Physics opens doors
Looking back, Dr Peter Brooker is grateful for the opportunities a University of Adelaide education in physics gave him. Now Peter is paying tribute to his education and encouraging Australia’s next generation of physicists through the Peter Brooker Prize in Physics.
The inaugural recipient of the prize, Mitchell Richardson, is an Adelaide local and was the 2019 dux of Trinity College.
I chose to study physics at university because I enjoy understanding the behaviour of the world. Someday, I would like to contribute to this understanding. Mitchell Richardson
In receiving the Peter Brooker Prize in Physics, Mitchell said, "it has been an affirmation of my decision, as it has shown me I am in the right place. It has certainly motivated me to continue this field of study, and to aim for similar levels of achievement in the future."
Mitchell’s path to studying physics at the University echoes Peter’s, who recalls mathematics and physics were his favourite subjects at school. Peter reflected on how far physics had come since the early days of the University. In those days, the Elder Professor of Mathematics also had responsibility for physics. The second of these is perhaps the most celebrated Adelaide physicist, the Nobel Laureate William Bragg who commenced in 1886. At the time Bragg was a young Cambridge mathematics graduate and read his first physics on the voyage to Adelaide.

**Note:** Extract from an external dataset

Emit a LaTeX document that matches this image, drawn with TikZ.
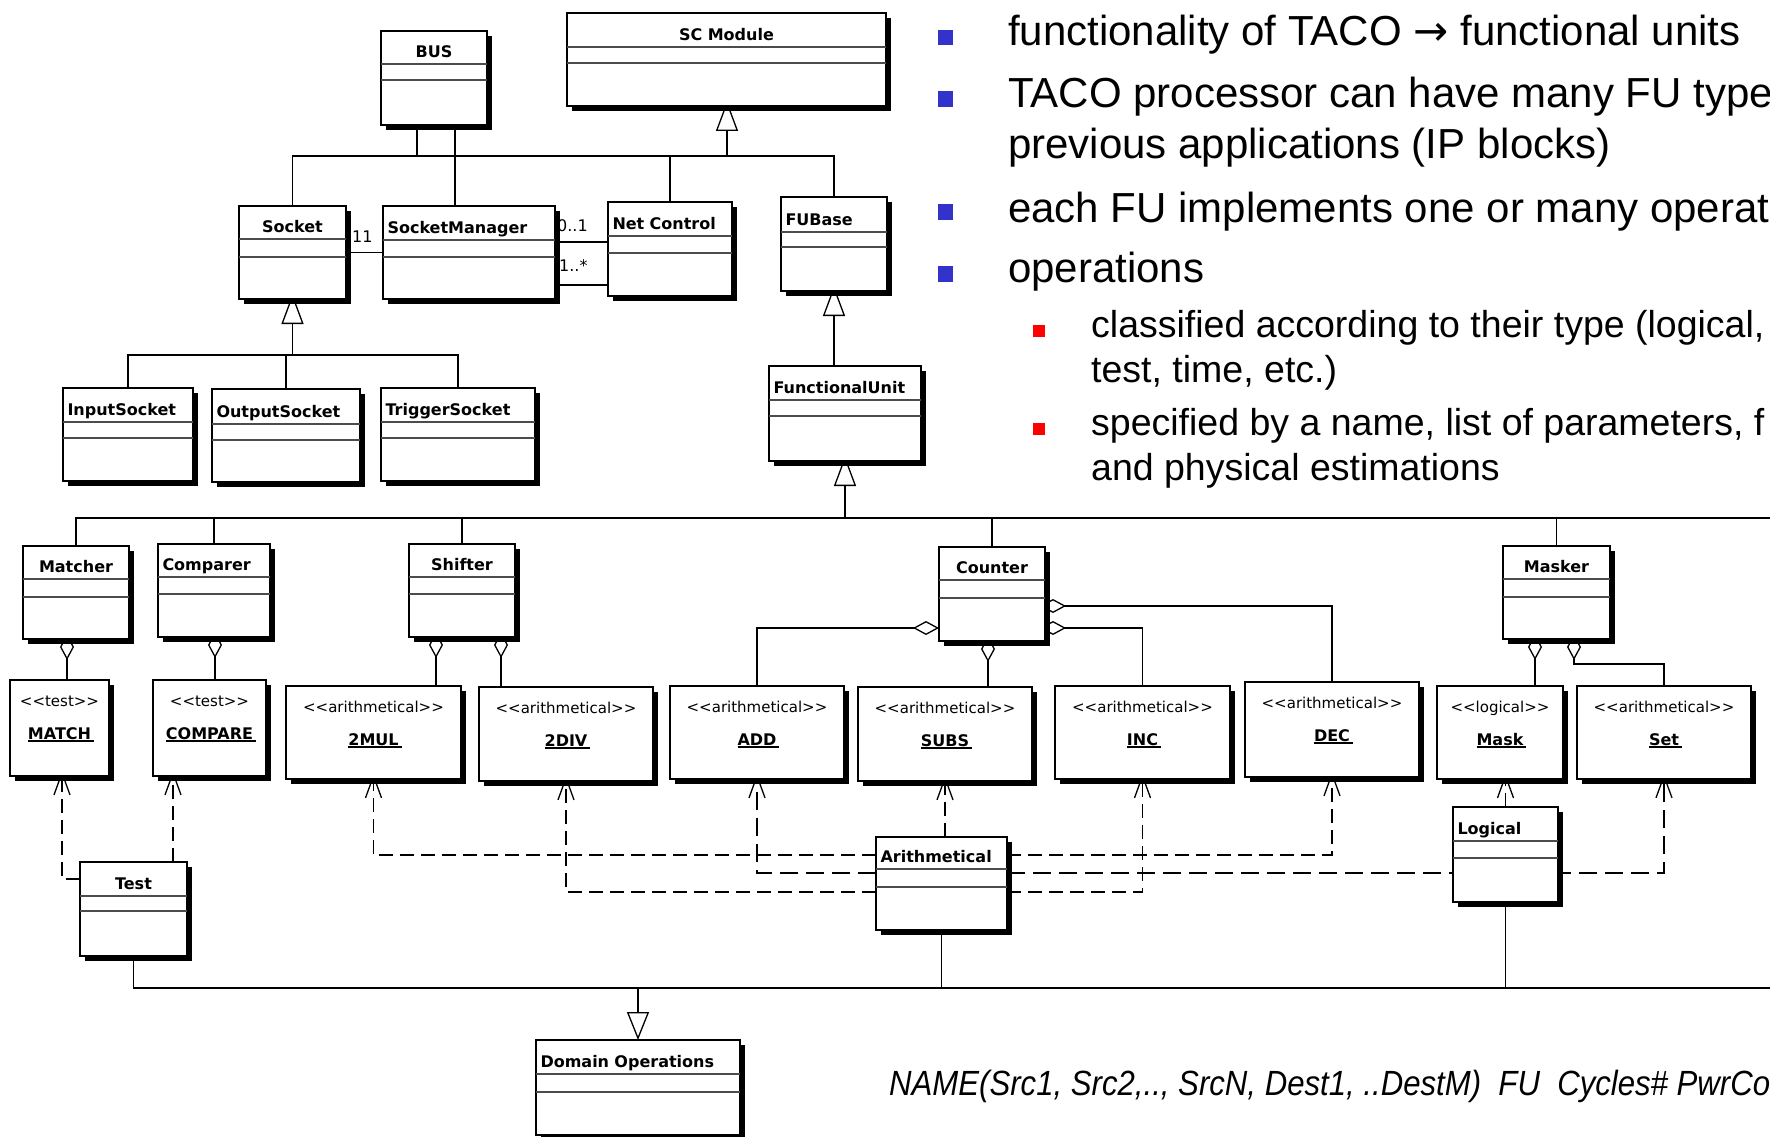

By the mid-1960s, when Peter began his PhD in Mathematical Physics with Professor Bert Green, the subject had blossomed as the following associates of Green testify. Max Born was Green's PhD supervisor at Edinburgh, and he completed post-doctoral studies at Princeton with Albert Einstein and then in Dublin with Erwin Schrodinger; all three Nobel Laureates in Physics.
After completing his PhD in Kinetic Theory, solving Boltzmann’s Equation, Peter went on to lecture and travel internationally before returning to the University of Adelaide to lecture mathematical geology and geophysics.
One of his fondest memories is being presented with the ‘Stephen Cole the Elder Prize for Excellence in Teaching’ in 1995 by his former Physics I lecturer, Dr Harry Medlin, who was then Deputy Chancellor. Peter retired from the University in 2002.
In addition to funding a further prize in geophysics, Peter, a tertiary music graduate, also generously supports the arts. In 2021 he established two endowed prizes for classical music students graduating from the Elder Conservatorium of Music, the Peter Brooker Prizes for Musical Excellence.
In awarding Mitchell the inaugural Peter Brooker Prize in Physics, Peter wished him well. "It is my pleasure to present the first Physics II award to Mitchell. I hope he finds his choice of physics leads to many wonderful opportunities.”